Household spending accounts for 54 percent of Australia’s economy, and a government report this month showed retail sales unexpectedly fell 0.5 percent in March, the first decline in five months. Sales adjusted to remove inflation stagnated in the three months through March from the previous quarter.
The local dollar surpassed $1.10 on May 2, the highest level since it was freely floated in 1983. The currency’s strength is hurting exporters including Henderson, Western Australia-based shipbuilder Austal Ltd. (ASB)
The RBA’s benchmark interest rate of 4.75 percent is the developed world’s highest, raising debt payments for homeowners. Myer Holdings Ltd. (MYR) and David Jones Ltd. (DJS), Australia’s biggest department store chains, reported declines in quarterly sales on May 11.
A central bank report today showed loans provided by Australian banks and finance companies were unchanged in April from the previous month. A separate government report showed building approvals fell in April, the third drop in the past four months.
In a quarterly outlook released May 6, the RBA forecast growth will be 4.25 percent this year, unchanged from its February estimate. Consumer prices will rise 3.25 percent over the period, from a previous prediction of 3 percent, and core inflation will quicken to 3 percent from 2.75 percent, it said.
“Australia’s terms of trade are likely to rise further in the June quarter, to be above the level assumed a few months ago -- and at their highest level in at least 140 years -- boosted in particular by high prices for iron ore and coal,” the RBA said, referring to a measure of income earned from exports.
Disrupting trade were floods in Queensland state in January that Prime Minister Julia Gillard called the nation’s most expensive natural disaster. Queensland produces 80 percent of steel-making coal exports from Australia, the world’s biggest supplier, and grows more than 30 percent of the country’s fruit and vegetables.
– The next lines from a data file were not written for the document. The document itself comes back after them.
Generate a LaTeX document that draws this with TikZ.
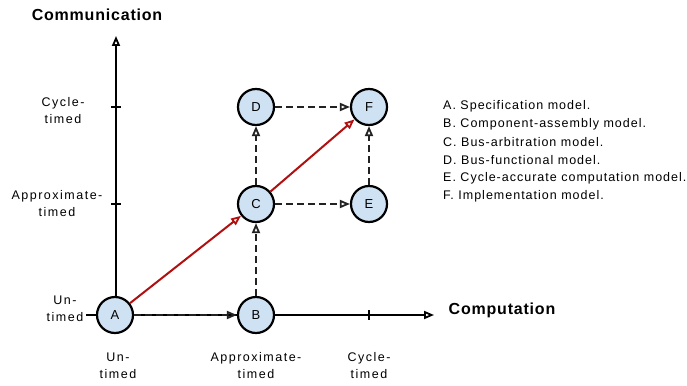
\documentclass[tikz,border=0pt]{standalone}
\usepackage{fontspec}
\setmainfont{Liberation Sans}
\newfontfamily\wide[LetterSpace=8]{Liberation Sans}
\newfontfamily\wider[LetterSpace=12]{Liberation Sans}
\newfontfamily\headfont[LetterSpace=5]{Liberation Sans}
\usetikzlibrary{arrows.meta}
\definecolor{nodefill}{HTML}{CFE2F3}
\definecolor{redline}{HTML}{B01010}
\definecolor{depcol}{HTML}{222222}
\begin{document}
\begin{tikzpicture}[x=1pt,y=-1pt,
  model/.style={circle,draw=black,line width=2.2pt,fill=nodefill,minimum size=36pt,inner sep=0pt,font=\wide\fontsize{13}{14}\selectfont},
  tip/.style={-{Triangle[open,length=10pt,width=8pt,line width=1.8pt]}},
  axis/.style={line width=1.6pt,tip},
  dep/.style={depcol,dash pattern=on 7pt off 4pt,line width=2.3pt,tip},
  refine/.style={redline,line width=2pt,tip},
  lab/.style={align=center,font=\wider\fontsize{12.5}{17}\selectfont,inner sep=0pt},
  head/.style={font=\headfont\bfseries\fontsize{16}{18}\selectfont,inner sep=0pt},
  leg/.style={anchor=west,font=\wide\fontsize{12.5}{14}\selectfont,inner sep=0pt}]
\useasboundingbox (0,0) rectangle (687,385);
% axes
\coordinate (o) at (116,315);
\coordinate (ytop) at (116,36);
\coordinate (xl) at (86,315);
\coordinate (xr) at (434,315);
\draw[axis] (o) -- (ytop);
\draw[axis] (xl) -- (xr);
\draw[line width=1.6pt] (111,107) -- (121,107) (111,204) -- (121,204) (369,310) -- (369,320);
\node[head] (comm) at (97,15) {Communication};
\node[head] (comp) at (502,310) {Computation};
% axis labels
\node[lab] (ly1) at (63,111) {Cycle-\\timed};
\node[lab] (ly2) at (57,204) {Approximate-\\timed};
\node[lab] (ly3) at (65,309) {Un-\\timed};
\node[lab] (lx1) at (118,366) {Un-\\timed};
\node[lab] (lx2) at (256,366) {Approximate-\\timed};
\node[lab] (lx3) at (369,366) {Cycle-\\timed};
% nodes
\node[model] (A) at (115,315) {A};
\node[model] (B) at (256,315) {B};
\node[model] (C) at (256,204) {C};
\node[model] (D) at (256,107) {D};
\node[model] (E) at (369,204) {E};
\node[model] (F) at (369,107) {F};
% connectors
\draw[dep] (A) -- (B);
\draw[dep] (B) -- (C);
\draw[dep] (C) -- (D);
\draw[dep] (D) -- (F);
\draw[dep] (C) -- (E);
\draw[dep] (E) -- (F);
\draw[refine] (A) -- (C);
\draw[refine] (C) -- (F);
% legend
\node[leg] (l1) at (443,106) {A. Specification model.};
\node[leg] (l2) at (443,124) {B. Component-assembly model.};
\node[leg] (l3) at (443,142) {C. Bus-arbitration model.};
\node[leg] (l4) at (443,160) {D. Bus-functional model.};
\node[leg] (l5) at (443,178) {E. Cycle-accurate computation model.};
\node[leg] (l6) at (443,196) {F. Implementation model.};
\end{tikzpicture}
\end{document}
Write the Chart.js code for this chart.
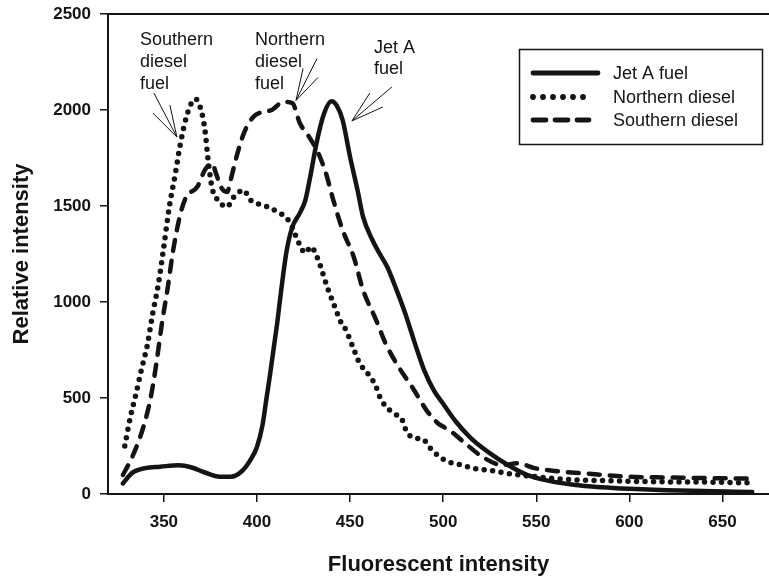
<!DOCTYPE html>
<html>
<head>
<meta charset="utf-8">
<title>Fluorescence spectra</title>
<script src="https://cdn.jsdelivr.net/npm/chart.js@4.4.1/dist/chart.umd.min.js"></script>
<style>
    html, body { margin: 0; padding: 0; background: #fff; }
    #wrap { width: 769px; height: 578px; position: relative; }
</style>
</head>
<body>
<div id="wrap"><canvas id="spectraChart"></canvas></div>
<script>
// ================= DATA =================
const seriesNames = ["Jet A fuel", "Northern diesel", "Southern diesel"];
const xTicks = [350, 400, 450, 500, 550, 600, 650];
const yTicks = [0, 500, 1000, 1500, 2000, 2500];

const jetX = [328, 333, 340, 348, 358, 365, 372, 380, 386, 392, 396, 400, 403, 405, 407, 409, 411, 413, 416, 419, 423, 426, 429, 432, 436, 440, 443, 446, 450, 454, 457, 462, 466, 470, 475, 479, 482, 486, 490, 495, 500, 507, 515, 525, 535, 545, 555, 570, 585, 600, 620, 640, 666];
const jetY = [55, 110, 135, 142, 150, 138, 112, 90, 90, 120, 170, 245, 360, 490, 620, 760, 900, 1060, 1270, 1390, 1463, 1531, 1672, 1828, 1980, 2045, 2020, 1948, 1756, 1583, 1443, 1323, 1250, 1182, 1062, 958, 870, 750, 640, 540, 470, 375, 290, 213, 150, 100, 72, 48, 35, 27, 20, 15, 10];

const northX = [329, 332, 335, 338, 341, 344, 347, 350, 353, 356, 359, 362, 365, 367, 370, 372, 374, 376, 379, 384, 387, 393, 396, 401, 406, 411, 416, 419, 421, 423, 426, 429, 432, 434, 436, 438, 441, 445, 448, 450, 452, 454, 457, 461, 464, 466, 469, 473, 478, 480, 484, 489, 493, 498, 503, 508, 513, 518, 524, 530, 536, 545, 555, 570, 585, 600, 620, 640, 665];
const northY = [250, 400, 520, 650, 770, 940, 1090, 1290, 1500, 1660, 1830, 1960, 2040, 2057, 2000, 1900, 1720, 1590, 1531, 1495, 1541, 1583, 1536, 1510, 1495, 1469, 1437, 1390, 1340, 1297, 1255, 1288, 1241, 1190, 1130, 1070, 995, 897, 851, 802, 755, 703, 655, 609, 557, 505, 458, 423, 385, 333, 292, 286, 240, 194, 167, 156, 142, 130, 125, 115, 105, 95, 85, 74, 70, 66, 63, 62, 58];

const southX = [328, 333, 339, 343, 346, 349, 352, 355, 359, 362, 368, 372, 376, 378, 381, 384, 386, 389, 393, 398, 403, 408, 414, 419, 423, 428, 433, 437, 441, 446, 452, 457, 464, 469, 476, 484, 491, 497, 501, 505, 511, 522, 532, 540, 549, 560, 575, 600, 620, 640, 665];
const southY = [99, 193, 349, 505, 682, 891, 1070, 1270, 1463, 1547, 1600, 1687, 1722, 1670, 1593, 1573, 1640, 1756, 1880, 1964, 1990, 2000, 2042, 2036, 1932, 1860, 1774, 1672, 1531, 1375, 1234, 1062, 906, 786, 663, 547, 437, 370, 345, 320, 271, 188, 151, 160, 135, 120, 108, 90, 86, 83, 80];

const noteTexts = [["Southern", "diesel", "fuel"], ["Northern", "diesel", "fuel"], ["Jet A", "fuel"]];

// ================= STYLES =================
const FONT = "'Liberation Sans', Arial, Helvetica, sans-serif";
const INK = "#141414";

const lineStyles = [
    { borderWidth: 4.5, borderDash: [], borderCapStyle: "round" },
    { borderWidth: 5.5, borderDash: [0, 8.5], borderCapStyle: "round" },
    { borderWidth: 4.5, borderDash: [11, 10], borderCapStyle: "round" }
];
const legendDash = [[], [0, 10], [13, 9]];

// label placement + arrow tip (tip in data units, arrow legs in px from tip)
const noteLayout = [
    { left: 140, top: 40, step: 22, tip: [357, 1859], legs: [[-23, -44], [-24, -24], [-7, -32]] },
    { left: 255, top: 40, step: 22, tip: [421, 2050], legs: [[21, -42], [7, -32], [22, -23]] },
    { left: 374, top: 48, step: 21, tip: [451, 1943], legs: [[40, -34], [18, -28], [31, -14]] }
];

const toPoints = (xs, ys) => xs.map((x, i) => ({ x: x, y: ys[i] }));

// ================= PLUGIN: frame, legend, notes =================
const decorPlugin = {
    id: "decor",
    afterDraw(chart) {
        const ctx = chart.ctx;
        const area = chart.chartArea;
        const xs = chart.scales.x;
        const ys = chart.scales.y;

        ctx.save();

        // top frame line
        ctx.strokeStyle = INK;
        ctx.lineWidth = 2;
        ctx.beginPath();
        ctx.moveTo(area.left, area.top);
        ctx.lineTo(chart.width, area.top);
        ctx.stroke();

        // legend box
        ctx.lineWidth = 1.5;
        ctx.strokeRect(519.5, 49.5, 243, 95);
        const rows = [73, 97, 120];
        const ends = [598, 591, 589];
        ctx.font = "18px " + FONT;
        ctx.textBaseline = "middle";
        ctx.fillStyle = INK;
        seriesNames.forEach((name, i) => {
            ctx.lineWidth = lineStyles[i].borderWidth + 0.3;
            ctx.lineCap = "round";
            ctx.setLineDash(legendDash[i]);
            ctx.beginPath();
            ctx.moveTo(533, rows[i]);
            ctx.lineTo(ends[i], rows[i]);
            ctx.stroke();
            ctx.setLineDash([]);
            ctx.fillText(name, 613, rows[i] + 1);
        });

        // callout notes with arrows
        ctx.lineWidth = 1;
        ctx.lineCap = "butt";
        noteTexts.forEach((lines, i) => {
            const lay = noteLayout[i];
            lines.forEach((t, j) => ctx.fillText(t, lay.left, lay.top + j * lay.step));
            const tx = xs.getPixelForValue(lay.tip[0]);
            const ty = ys.getPixelForValue(lay.tip[1]);
            lay.legs.forEach(l => {
                ctx.beginPath();
                ctx.moveTo(tx, ty);
                ctx.lineTo(tx + l[0], ty + l[1]);
                ctx.stroke();
            });
        });

        ctx.restore();
    }
};

// ================= CREATE CHART =================
const datasets = [
    toPoints(jetX, jetY),
    toPoints(northX, northY),
    toPoints(southX, southY)
].map((pts, i) => Object.assign({
    label: seriesNames[i],
    data: pts,
    borderColor: INK,
    backgroundColor: INK,
    pointRadius: 0,
    fill: false,
    cubicInterpolationMode: "monotone",
    borderJoinStyle: "round"
}, lineStyles[i]));

new Chart(document.getElementById("spectraChart"), {
    type: "line",
    data: { datasets: datasets },
    plugins: [decorPlugin],
    options: {
        responsive: true,
        maintainAspectRatio: false,
        animation: false,
        layout: { padding: { top: 14, right: 0, bottom: 0, left: 0 } },
        plugins: {
            legend: { display: false },
            tooltip: { enabled: false }
        },
        scales: {
            x: {
                type: "linear",
                min: 320,
                max: 675,
                afterBuildTicks: s => { s.ticks = xTicks.map(v => ({ value: v })); },
                afterFit: s => { s.height = 84; },
                border: { display: true, color: INK, width: 2 },
                grid: { display: true, drawOnChartArea: false, drawTicks: true, tickLength: 8, color: INK, lineWidth: 1.5 },
                ticks: { color: INK, padding: 10, maxRotation: 0, autoSkip: false, callback: v => String(v), font: { family: FONT, size: 17, weight: "bold" } },
                title: { display: true, text: "Fluorescent intensity", color: INK, padding: { top: 4, bottom: 0 }, font: { family: FONT, size: 22, weight: "bold" } }
            },
            y: {
                min: 0,
                max: 2500,
                afterBuildTicks: s => { s.ticks = yTicks.map(v => ({ value: v })); },
                afterFit: s => { s.width = 108; s.paddingTop = 0; s.paddingBottom = 0; },
                border: { display: true, color: INK, width: 2 },
                grid: { display: true, drawOnChartArea: false, drawTicks: true, tickLength: 8, color: INK, lineWidth: 1.5 },
                ticks: { color: INK, padding: 9, callback: v => String(v), font: { family: FONT, size: 17, weight: "bold" } },
                title: { display: true, text: "Relative intensity", color: INK, padding: { top: 9, bottom: 0 }, font: { family: FONT, size: 22, weight: "bold" } }
            }
        }
    }
});
</script>
</body>
</html>
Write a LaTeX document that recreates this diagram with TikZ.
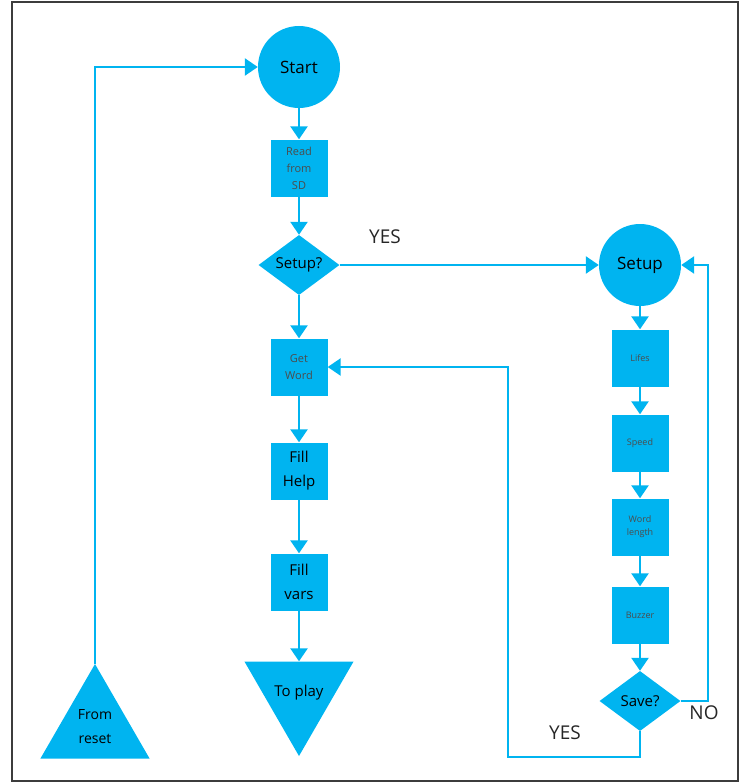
\documentclass[tikz,border=0pt]{standalone}
\usepackage{fontspec}
\setmainfont{Open Sans}
\usetikzlibrary{shapes.geometric,arrows.meta}
\definecolor{flowcyan}{RGB}{0,180,240}
\definecolor{frameg}{RGB}{60,60,60}
\tikzset{
  flowline/.style={draw=flowcyan,line width=2.5pt,line join=miter},
  flowarrow/.style={flowline,-{Triangle[length=13pt,width=17pt]}},
  procbox/.style={rectangle,fill=flowcyan,minimum width=57pt,minimum height=57pt,inner sep=0pt,align=center},
  termcirc/.style={circle,fill=flowcyan,minimum size=82pt,inner sep=0pt,font=\fontsize{17}{20}\selectfont},
  decide/.style={diamond,fill=flowcyan,minimum width=81pt,minimum height=60pt,inner sep=0pt,aspect=1.35,font=\fontsize{15}{18}\selectfont},
  tri/.style={regular polygon,regular polygon sides=3,fill=flowcyan,minimum size=126pt,inner sep=0pt,align=center},
  tinytext/.style={font=\fontsize{9}{13}\selectfont,text=black!70},
  smalltext/.style={font=\fontsize{11}{17}\selectfont,text=black!70},
  bigtext/.style={font=\fontsize{15}{24}\selectfont},
  lbl/.style={font=\fontsize{19}{22}\selectfont,text=black!85}
}
\begin{document}
\begin{tikzpicture}[x=1pt,y=-1pt]
  \useasboundingbox (0,0) rectangle (746,784);
  \draw[frameg,line width=1.5pt] (12,2) rectangle (738,781);
  % main column
  \node[termcirc] (start) at (299,67) {Start};
  \node[procbox,smalltext] (readsd) at (299,168) {Read\\from\\SD};
  \node[decide] (setupq) at (299,265) {Setup?};
  \node[procbox,smalltext] (getword) at (299,367) {Get\\Word};
  \node[procbox,bigtext] (fillhelp) at (299,471) {Fill\\Help};
  \node[procbox,bigtext] (fillvars) at (299,582) {Fill\\vars};
  \node[tri,regular polygon rotate=180,bigtext] (toplay) at (299,693) {\makebox[0pt]{To play}};
  % setup column
  \node[termcirc] (setup) at (640,265) {Setup};
  \node[procbox,tinytext] (lifes) at (640,358) {Lifes};
  \node[procbox,tinytext] (speed) at (640,443) {Speed};
  \node[procbox,tinytext] (wordlen) at (640,527) {Word\\length};
  \node[procbox,tinytext] (buzzer) at (640,615) {Buzzer};
  \node[decide] (saveq) at (640,701) {Save?};
  % reset
  \node[tri,font=\fontsize{14}{24}\selectfont] (reset) at (95,727) {From\\reset};
  % turning points
  \coordinate (noturn) at (708,265);
  \coordinate (yesturn) at (508,757);
  % connectors
  \draw[flowarrow] (start) -- (readsd);
  \draw[flowarrow] (readsd) -- (setupq);
  \draw[flowarrow] (setupq) -- (getword);
  \draw[flowarrow] (getword) -- (fillhelp);
  \draw[flowarrow] (fillhelp) -- (fillvars);
  \draw[flowarrow] (fillvars.south) -- (toplay.north);
  \draw[flowarrow] (setupq.east) -- (setup.west);
  \draw[flowarrow] (setup) -- (lifes);
  \draw[flowarrow] (lifes) -- (speed);
  \draw[flowarrow] (speed) -- (wordlen);
  \draw[flowarrow] (wordlen) -- (buzzer);
  \draw[flowarrow] (buzzer) -- (saveq);
  \draw[flowarrow] (saveq.east) -| (noturn) -- (setup.east);
  \draw[flowarrow] (saveq.south) |- (yesturn) |- (getword.east);
  \draw[flowarrow] (reset.corner 1) |- (start.west);
  % labels
  \node[lbl] (yesup) at (385,237) {YES};
  \node[lbl] (yesdown) at (565,733) {YES};
  \node[lbl] (nolbl) at (704,713) {NO};
\end{tikzpicture}
\end{document}
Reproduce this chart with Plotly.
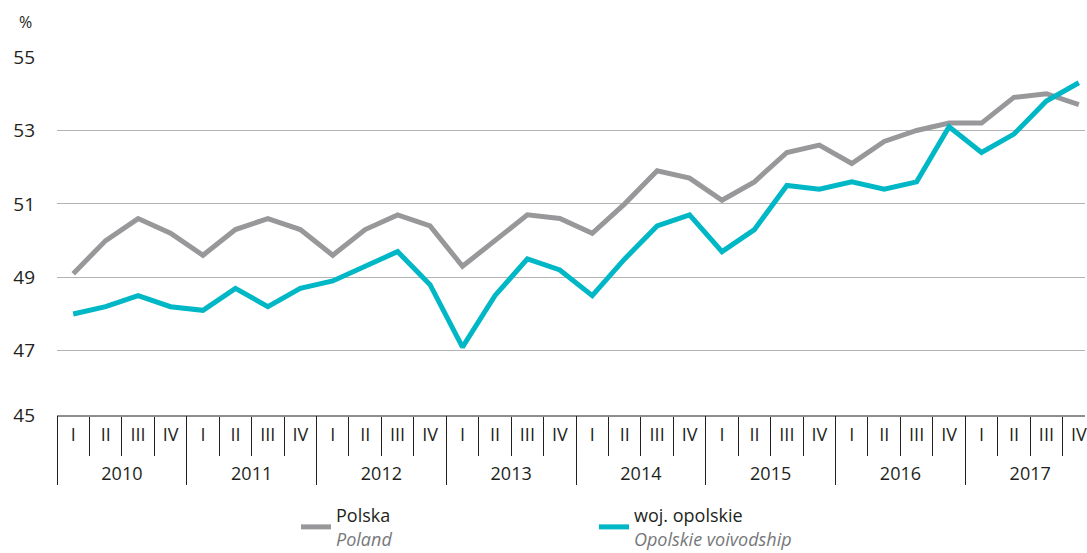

An area the size of Egypt was declared a disaster zone, including parts of the state capital, Brisbane, and helped push Australia’s trade balance into deficit in February for the first time in almost a year.
Expanding resource projects helped Australia post record employment growth last year before hiring cooled in the first four months of the year. Still, the number of unemployed Australians in April fell to the lowest level since January 2009.
“Most leading indicators point to further growth in employment over the months ahead, although at a slower pace than in 2010,” the Reserve Bank said May 6. It also predicted the jobless rate would fall to 4.25 percent by December 2013.
Lower unemployment has prompted workers to seek higher wages. The Community and Public Sector Union is threatening industrial action including a strike starting July 1 as it seeks annual pay rises of 4 percent. Union workers from BHP to Qantas Airways Ltd., Australia’s biggest airline, are also considering industrial action.
The Australian dollar’s strength is driving consumers to purchase cheaper goods over the Internet, hurting domestic retailers, Patrick Elliott, chairman of JB Hi-Fi Ltd. (JBH) said April 3. The advance in the household savings rate, which reached 9.7 percent at the end of last year from 1.5 percent three years earlier, is further crimping profits.
Further weighing on consumers, the government said this month it will end 23 years of spending growth to help ease inflation pressure and support the return to a budget surplus. Gillard’s administration is trying to ease the need for higher borrowing costs for consumers and businesses.